───── Material to process

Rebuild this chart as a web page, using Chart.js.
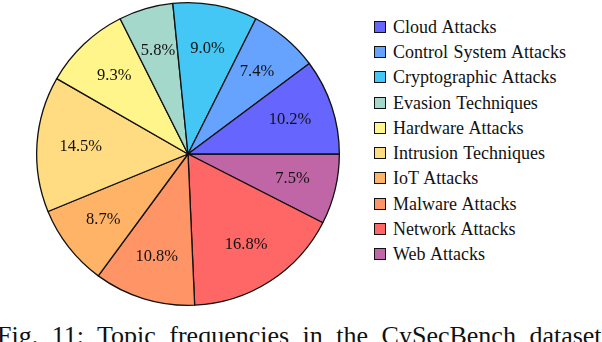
<!DOCTYPE html>
<html>
<head>
<meta charset="utf-8">
<script src="https://cdn.jsdelivr.net/npm/chart.js@4.4.0/dist/chart.umd.min.js"></script>
<style>
  html, body { margin: 0; padding: 0; background: #fff; }
  body { width: 602px; height: 342px; position: relative; overflow: hidden; font-family: "Liberation Serif", Tinos, "Times New Roman", Times, "DejaVu Serif", serif; }
  .pie { position: absolute; left: 33px; top: -1px; width: 310px; height: 310px; }
  .legend { position: absolute; left: 374px; top: 14px; list-style: none; margin: 0; padding: 0; }
  .legend__item { height: 25.3px; display: flex; align-items: center; }
  .legend__box { width: 10px; height: 10px; border: 1.3px solid #111; margin-right: 7px; }
  .legend__text { font-size: 18px; line-height: 1; color: #111; word-spacing: 1px; }
  .caption { position: absolute; left: -3px; top: 323px; font-size: 26px; line-height: 1; white-space: nowrap; color: #111; word-spacing: 7px; }
</style>
</head>
<body>
<div class="pie"><canvas id="chart"></canvas></div>
<ul class="legend"></ul>
<div class="caption">Fig. 11: Topic frequencies in the CySecBench dataset</div>
<script>
// data (legend order, counterclockwise from 3 o'clock)
const topics = ["Cloud Attacks", "Control System Attacks", "Cryptographic Attacks", "Evasion Techniques",
  "Hardware Attacks", "Intrusion Techniques", "IoT Attacks", "Malware Attacks", "Network Attacks", "Web Attacks"];
const shares = [10.2, 7.4, 9.0, 5.8, 9.3, 14.5, 8.7, 10.8, 16.8, 7.5];
const colors = ["#6666FF", "#66A3FF", "#44C7F4", "#A3D8CB", "#FFF58A",
  "#FFDB82", "#FFB366", "#FF9466", "#FF6666", "#C066A6"];

const serif = '"Liberation Serif", Tinos, "Times New Roman", Times, "DejaVu Serif", serif';

// legend
const legendList = document.querySelector(".legend");
topics.forEach((name, i) => {
  legendList.innerHTML += `
    <li class="legend__item">
      <span class="legend__box" style="background:${colors[i]}"></span>
      <span class="legend__text">${name}</span>
    </li>
  `;
});

// chart.js draws clockwise, so feed it reversed
const revLabels = topics.slice().reverse();
const revData = shares.slice().reverse();
const revColors = colors.slice().reverse();

// percent labels inside slices
const sliceLabels = {
  id: "sliceLabels",
  afterDatasetsDraw(chart) {
    const ctx = chart.ctx;
    const meta = chart.getDatasetMeta(0);
    ctx.save();
    ctx.font = "16.5px " + serif;
    ctx.fillStyle = "#111";
    ctx.textAlign = "center";
    ctx.textBaseline = "middle";
    meta.data.forEach((arc, i) => {
      const p = arc.getProps(["x", "y", "startAngle", "endAngle", "outerRadius"], true);
      const mid = (p.startAngle + p.endAngle) / 2;
      const r = p.outerRadius * 0.71;
      ctx.fillText(revData[i].toFixed(1) + "%", p.x + Math.cos(mid) * r, p.y + Math.sin(mid) * r);
    });
    ctx.restore();
  }
};

const myChart = new Chart(document.getElementById("chart"), {
  type: "pie",
  data: {
    labels: revLabels,
    datasets: [{
      data: revData,
      backgroundColor: revColors,
      borderColor: "#111",
      borderWidth: 1.3,
    }],
  },
  options: {
    responsive: true,
    maintainAspectRatio: false,
    animation: false,
    rotation: 90,
    layout: { padding: 3 },
    plugins: {
      legend: { display: false },
      tooltip: { enabled: false },
    },
  },
  plugins: [sliceLabels],
});
</script>
</body>
</html>
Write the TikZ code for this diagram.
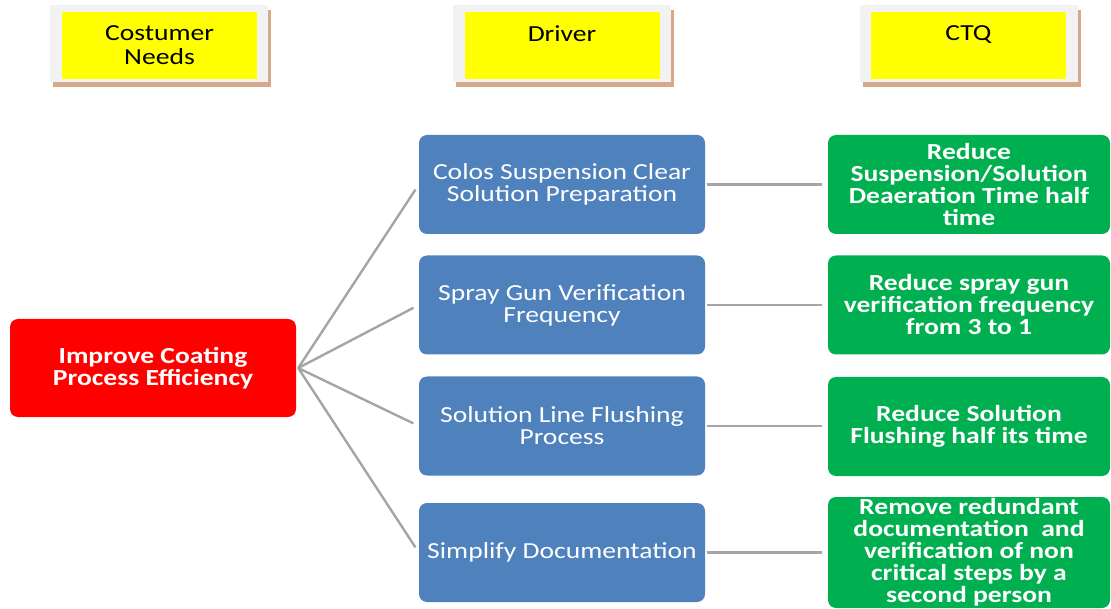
\documentclass[tikz,border=0pt]{standalone}
\usepackage{fontspec}
\setmainfont{Carlito}[FakeStretch=1.2]
\usetikzlibrary{positioning, shadows}

\definecolor{hdrgray}{RGB}{242,242,242}
\definecolor{hdrshadow}{RGB}{214,168,140}
\definecolor{hdryellow}{RGB}{255,255,0}
\definecolor{goalred}{RGB}{255,0,0}
\definecolor{drvblue}{RGB}{79,129,189}
\definecolor{ctqgreen}{RGB}{0,176,80}
\definecolor{linkgray}{RGB}{165,165,165}

\begin{document}
\begin{tikzpicture}[x=1pt, y=-1pt,
  frame/.style={rectangle, fill=hdrgray, minimum width=218pt, minimum height=77pt,
    drop shadow={shadow xshift=3pt, shadow yshift=-5pt, fill=hdrshadow, opacity=1}},
  yellowbox/.style={rectangle, fill=hdryellow, minimum width=195pt, minimum height=67pt},
  hdrtext/.style={anchor=north, inner sep=0pt, align=center, text=black,
    font=\fontsize{23}{24.5}\selectfont},
  goalbox/.style={rectangle, rounded corners=8pt, fill=goalred, text=white, align=center,
    minimum width=286pt, minimum height=98pt, font=\bfseries\fontsize{23}{22}\selectfont},
  drvbox/.style={rectangle, rounded corners=8pt, fill=drvblue, text=white, align=center,
    minimum width=286pt, minimum height=99pt, font=\fontsize{23}{22}\selectfont},
  ctqbox/.style={rectangle, rounded corners=8pt, fill=ctqgreen, text=white, align=center,
    minimum width=282pt, minimum height=99pt, inner sep=0pt, font=\bfseries\fontsize{23}{22}\selectfont},
  link/.style={draw=linkgray, line width=2.4pt}]
  \useasboundingbox (0,0) rectangle (1111,609);

  % Column headers
  \node[frame] (needsF) at (159,43.5) {};
  \node[yellowbox] (needsY) at (159.5,45.5) {};
  \node[hdrtext] (needs) at (159.5,25) {Costumer\\Needs};
  \node[frame] (driverF) at (561.5,43.5) {};
  \node[yellowbox] (driverY) at (562,45.5) {};
  \node[hdrtext] (driver) at (562,25) {Driver};
  \node[frame] (ctqF) at (968.5,43.5) {};
  \node[yellowbox] (ctqY) at (968.5,45.5) {};
  \node[hdrtext] (ctq) at (968.5,25) {CTQ};

  % Need
  \node[goalbox] (goal) at (153,368) {Improve Coating\\Process Efficiency};

  % Drivers
  \node[drvbox] (drv1) at (562,184.5) {Colos Suspension Clear\\Solution Preparation};
  \node[drvbox] (drv2) at (562,305) {Spray Gun Verification\\Frequency};
  \node[drvbox] (drv3) at (562,426) {Solution Line Flushing\\Process};
  \node[drvbox] (drv4) at (562,552.5) {Simplify Documentation};

  % CTQs
  \node[ctqbox] (ctq1) at (969,184.5) {Reduce\\Suspension/Solution\\Deaeration Time half\\time};
  \node[ctqbox] (ctq2) at (969,305) {Reduce spray gun\\verification frequency\\from 3 to 1};
  \node[ctqbox] (ctq3) at (969,426.5) {Reduce Solution\\Flushing half its time};
  \node[ctqbox, minimum height=111pt] (ctq4) at (969,552.5)
    {Remove redundant\\documentation~ and\\verification of non\\critical steps by a\\second person};

  % Connectors
  \foreach \i in {1,...,4} {
    \draw[link, shorten >=6pt] ([xshift=2pt]goal.east) -- (drv\i.west);
    \draw[link, shorten <=2pt, shorten >=6pt] (drv\i.east) -- (drv\i.east -| ctq\i.west);
  }
\end{tikzpicture}
\end{document}
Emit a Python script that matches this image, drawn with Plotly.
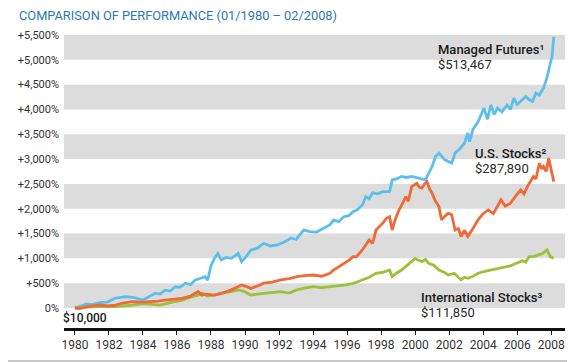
import plotly.graph_objects as go

# ---- data: decimal year, cumulative gain in % ----
mf_years = [1980.0, 1980.4, 1980.7, 1981.0, 1981.45, 1981.9, 1982.4, 1983.0, 1983.5, 1984.0,
            1984.4, 1984.75, 1985.0, 1985.3, 1985.6, 1985.9, 1986.2, 1986.5, 1986.8, 1987.07,
            1987.4, 1987.65, 1987.8, 1988.0, 1988.2, 1988.4, 1988.6, 1988.9, 1989.2, 1989.4,
            1989.6, 1989.8, 1990.1, 1990.35, 1990.7, 1991.1, 1991.5, 1991.9, 1992.3, 1992.7,
            1993.0, 1993.45, 1993.8, 1994.2, 1994.6, 1995.0, 1995.2, 1995.5, 1995.8, 1996.1,
            1996.35, 1996.6, 1996.9, 1997.1, 1997.3, 1997.5, 1997.8, 1998.1, 1998.5, 1998.65,
            1998.9, 1999.2, 1999.5, 1999.8, 2000.2, 2000.6, 2000.8, 2001.0, 2001.2, 2001.4,
            2001.75, 2002.15, 2002.35, 2002.6, 2002.9, 2003.1, 2003.2, 2003.4, 2003.7, 2004.05,
            2004.25, 2004.45, 2004.65, 2004.85, 2005.1, 2005.4, 2005.6, 2005.8, 2006.0, 2006.2,
            2006.5, 2006.7, 2006.9, 2007.1, 2007.3, 2007.55, 2007.75, 2007.95, 2008.05, 2008.15]
mf_values = [0, 40, 80, 70, 107, 120, 200, 228, 210, 160,
             230, 300, 280, 360, 340, 425, 420, 500, 470, 565,
             600, 630, 560, 850, 1000, 1100, 970, 1020, 1000, 1050,
             1100, 935, 1050, 1170, 1200, 1300, 1250, 1270, 1330, 1410,
             1380, 1570, 1540, 1530, 1600, 1680, 1770, 1740, 1840, 1860,
             1940, 1980, 2075, 2245, 2200, 2320, 2300, 2345, 2345, 2580,
             2600, 2650, 2630, 2650, 2615, 2580, 2715, 2850, 3050, 3120,
             2985, 2920, 3120, 3200, 3320, 3525, 3350, 3600, 3750, 4030,
             3800, 4090, 3900, 4030, 3950, 4090, 4000, 4230, 4100, 4160,
             4260, 4200, 4160, 4330, 4290, 4435, 4640, 4940, 5060, 5460]

us_years = [1980.0, 1980.3, 1980.7, 1981.0, 1981.5, 1981.9, 1982.4, 1982.8, 1983.4, 1983.9,
            1984.4, 1984.9, 1985.3, 1985.8, 1986.3, 1986.8, 1987.25, 1987.45, 1987.7, 1988.2,
            1988.7, 1989.2, 1989.8, 1990.1, 1990.35, 1990.7, 1991.1, 1991.6, 1992.1, 1992.6,
            1993.05, 1993.5, 1994.0, 1994.5, 1995.0, 1995.2, 1995.5, 1995.8, 1996.1, 1996.35,
            1996.55, 1996.9, 1997.3, 1997.5, 1997.7, 1998.1, 1998.3, 1998.5, 1998.65, 1998.85,
            1999.05, 1999.25, 1999.45, 1999.6, 1999.8, 2000.1, 2000.25, 2000.4, 2000.55, 2000.7,
            2000.85, 2001.0, 2001.2, 2001.4, 2001.55, 2001.75, 2001.95, 2002.15, 2002.35, 2002.55,
            2002.7, 2002.9, 2003.1, 2003.4, 2003.7, 2004.0, 2004.3, 2004.6, 2004.85, 2005.05,
            2005.3, 2005.6, 2005.9, 2006.2, 2006.4, 2006.6, 2006.95, 2007.1, 2007.3, 2007.45,
            2007.55, 2007.7, 2007.85, 2008.0, 2008.15]
us_values = [0, -10, 27, 40, 60, 40, 60, 100, 127, 120,
             127, 140, 160, 175, 195, 240, 330, 260, 280, 260,
             300, 365, 465, 430, 395, 440, 500, 520, 565, 590,
             630, 650, 665, 640, 700, 765, 830, 900, 960, 1035,
             1035, 1170, 1370, 1300, 1570, 1710, 1800, 1840, 1570, 1800,
             1975, 2100, 2245, 2150, 2445, 2515, 2430, 2415, 2500, 2545,
             2400, 2310, 2150, 2045, 1775, 1850, 1910, 1880, 1570, 1600,
             1440, 1570, 1440, 1600, 1775, 1900, 1975, 1900, 2045, 2180,
             2050, 2110, 2250, 2380, 2300, 2445, 2650, 2600, 2915, 2800,
             2850, 2750, 3020, 2780, 2545]

intl_years = [1980.0, 1980.7, 1981.5, 1982.4, 1983.4, 1984.0, 1984.4, 1985.0, 1985.6, 1986.3,
              1986.8, 1987.25, 1987.5, 1987.8, 1988.2, 1988.7, 1989.2, 1989.6, 1989.9, 1990.35,
              1990.7, 1991.1, 1991.6, 1992.1, 1992.6, 1993.05, 1993.5, 1994.0, 1994.5, 1995.0,
              1995.5, 1995.95, 1996.4, 1996.9, 1997.3, 1997.7, 1998.1, 1998.5, 1998.65, 1998.9,
              1999.2, 1999.6, 2000.0, 2000.2, 2000.4, 2000.6, 2000.8, 2001.1, 2001.4, 2001.7,
              2001.95, 2002.3, 2002.5, 2002.7, 2002.9, 2003.1, 2003.4, 2003.7, 2004.1, 2004.45,
              2004.8, 2005.2, 2005.6, 2005.95, 2006.3, 2006.5, 2006.7, 2007.0, 2007.3, 2007.5,
              2007.75, 2007.95, 2008.15]
intl_values = [0, 20, 27, 30, 60, 90, 80, 60, 110, 160,
               220, 260, 300, 240, 260, 310, 330, 365, 340, 260,
               280, 295, 310, 330, 300, 365, 400, 430, 410, 430,
               440, 465, 500, 565, 620, 700, 720, 765, 630, 700,
               765, 880, 1000, 960, 935, 980, 900, 860, 765, 720,
               665, 700, 640, 565, 620, 600, 640, 700, 740, 765,
               790, 830, 850, 900, 950, 920, 1035, 1040, 1070, 1100,
               1170, 1035, 1000]

x_ticks = list(range(1980, 2009, 2))
y_ticks = list(range(0, 5501, 500))
y_labels = ["0%"] + ["+{:,}%".format(v) for v in y_ticks[1:]]

title_text = "COMPARISON OF PERFORMANCE (01/1980 \u2013 02/2008)"

FONT = "Roboto"
OFF = 8  # page body margin of the html page
W, H = 575 - OFF, 362 - OFF
# plot area in page pixels: left 57, right 565, top 35, bottom 328
L = 57 - OFF
R = 575 - 565
T = 35 - OFF
B = 362 - 328
pw, ph = W - L - R, H - T - B


def px2paper(px, py):
    return (px - OFF - L) / pw, 1 - (py - OFF - T) / ph


fig = go.Figure()

# gray bands
for lo in range(0, 5500, 1000):
    fig.add_shape(type="rect", xref="paper", yref="y", x0=0, x1=1, y0=lo, y1=lo + 500,
                  fillcolor="#DCDCDC", line_width=0, layer="below")

fig.add_trace(go.Scatter(x=mf_years, y=mf_values, mode="lines",
                         line=dict(color="#5CBFEB", width=2.8), hoverinfo="skip"))
fig.add_trace(go.Scatter(x=intl_years, y=intl_values, mode="lines",
                         line=dict(color="#9DC03A", width=2.8), hoverinfo="skip"))
fig.add_trace(go.Scatter(x=us_years, y=us_values, mode="lines",
                         line=dict(color="#F06A38", width=2.8), hoverinfo="skip"))

name_font = dict(family=FONT, size=13, color="#1A1A1A", weight=500)
val_font = dict(family=FONT, size=13, color="#2A2A2A")
anns = [
    (434, 50, "Managed Futures\u00b9", name_font), (434, 65, "$513,467", val_font),
    (472, 153, "U.S. Stocks\u00b2", name_font), (472, 168, "$287,890", val_font),
    (417, 297, "International Stocks\u00b3", name_font), (417, 312, "$111,850", val_font),
    (54, 318, "$10,000", dict(family=FONT, size=12, color="#1A1A1A", weight=500)),
]
for px, py, txt, f in anns:
    ax, ay = px2paper(px, py)
    fig.add_annotation(x=ax, y=ay, xref="paper", yref="paper", text=txt, showarrow=False,
                       xanchor="left", yanchor="middle", font=f)

# title
tx, ty = px2paper(9, 15)
fig.add_annotation(x=tx, y=ty, xref="paper", yref="paper", text=title_text, showarrow=False,
                   xanchor="left", yanchor="middle",
                   font=dict(family=FONT, size=12.8, color="#2B78B5"))

# bottom thin gray rule
gx0, gy = px2paper(0, 361)
gx1, _ = px2paper(575, 361)
fig.add_shape(type="line", xref="paper", yref="paper", x0=gx0, x1=gx1, y0=gy, y1=gy,
              line=dict(color="#C8C8C8", width=2))

fig.update_layout(
    width=W, height=H,
    margin=dict(l=L, r=R, t=T, b=B, pad=0),
    paper_bgcolor="white", plot_bgcolor="white",
    showlegend=False,
    xaxis=dict(range=[1979.36, 2008.81], tickvals=x_ticks, ticktext=[str(v) for v in x_ticks],
               showgrid=False, zeroline=False, showline=True, linecolor="#111111", linewidth=2.5,
               ticks="outside", ticklen=4, tickwidth=1, tickcolor="#111111",
               tickfont=dict(family=FONT, size=12, color="#333333")),
    yaxis=dict(range=[-403, 5500], tickvals=y_ticks, ticktext=y_labels,
               showgrid=False, zeroline=False, showline=False, ticks="",
               ticklabelstandoff=4,
               tickfont=dict(family=FONT, size=11, color="#333333")),
)

fig.write_html("out.html")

──────────

What you have to do | Quote word for word only the lines above from the one containing "Write the TikZ code for this diagram." through the one containing "(goal) at (153,368)". Pictures stay out of your copy.

Result of the task |
Write the TikZ code for this diagram.
\documentclass[tikz,border=0pt]{standalone}
\usepackage{fontspec}
\setmainfont{Carlito}[FakeStretch=1.2]
\usetikzlibrary{positioning, shadows}

\definecolor{hdrgray}{RGB}{242,242,242}
\definecolor{hdrshadow}{RGB}{214,168,140}
\definecolor{hdryellow}{RGB}{255,255,0}
\definecolor{goalred}{RGB}{255,0,0}
\definecolor{drvblue}{RGB}{79,129,189}
\definecolor{ctqgreen}{RGB}{0,176,80}
\definecolor{linkgray}{RGB}{165,165,165}

\begin{document}
\begin{tikzpicture}[x=1pt, y=-1pt,
  frame/.style={rectangle, fill=hdrgray, minimum width=218pt, minimum height=77pt,
    drop shadow={shadow xshift=3pt, shadow yshift=-5pt, fill=hdrshadow, opacity=1}},
  yellowbox/.style={rectangle, fill=hdryellow, minimum width=195pt, minimum height=67pt},
  hdrtext/.style={anchor=north, inner sep=0pt, align=center, text=black,
    font=\fontsize{23}{24.5}\selectfont},
  goalbox/.style={rectangle, rounded corners=8pt, fill=goalred, text=white, align=center,
    minimum width=286pt, minimum height=98pt, font=\bfseries\fontsize{23}{22}\selectfont},
  drvbox/.style={rectangle, rounded corners=8pt, fill=drvblue, text=white, align=center,
    minimum width=286pt, minimum height=99pt, font=\fontsize{23}{22}\selectfont},
  ctqbox/.style={rectangle, rounded corners=8pt, fill=ctqgreen, text=white, align=center,
    minimum width=282pt, minimum height=99pt, inner sep=0pt, font=\bfseries\fontsize{23}{22}\selectfont},
  link/.style={draw=linkgray, line width=2.4pt}]
  \useasboundingbox (0,0) rectangle (1111,609);

  % Column headers
  \node[frame] (needsF) at (159,43.5) {};
  \node[yellowbox] (needsY) at (159.5,45.5) {};
  \node[hdrtext] (needs) at (159.5,25) {Costumer\\Needs};
  \node[frame] (driverF) at (561.5,43.5) {};
  \node[yellowbox] (driverY) at (562,45.5) {};
  \node[hdrtext] (driver) at (562,25) {Driver};
  \node[frame] (ctqF) at (968.5,43.5) {};
  \node[yellowbox] (ctqY) at (968.5,45.5) {};
  \node[hdrtext] (ctq) at (968.5,25) {CTQ};

  % Need
  \node[goalbox] (goal) at (153,368) {Improve Coating\\Process Efficiency};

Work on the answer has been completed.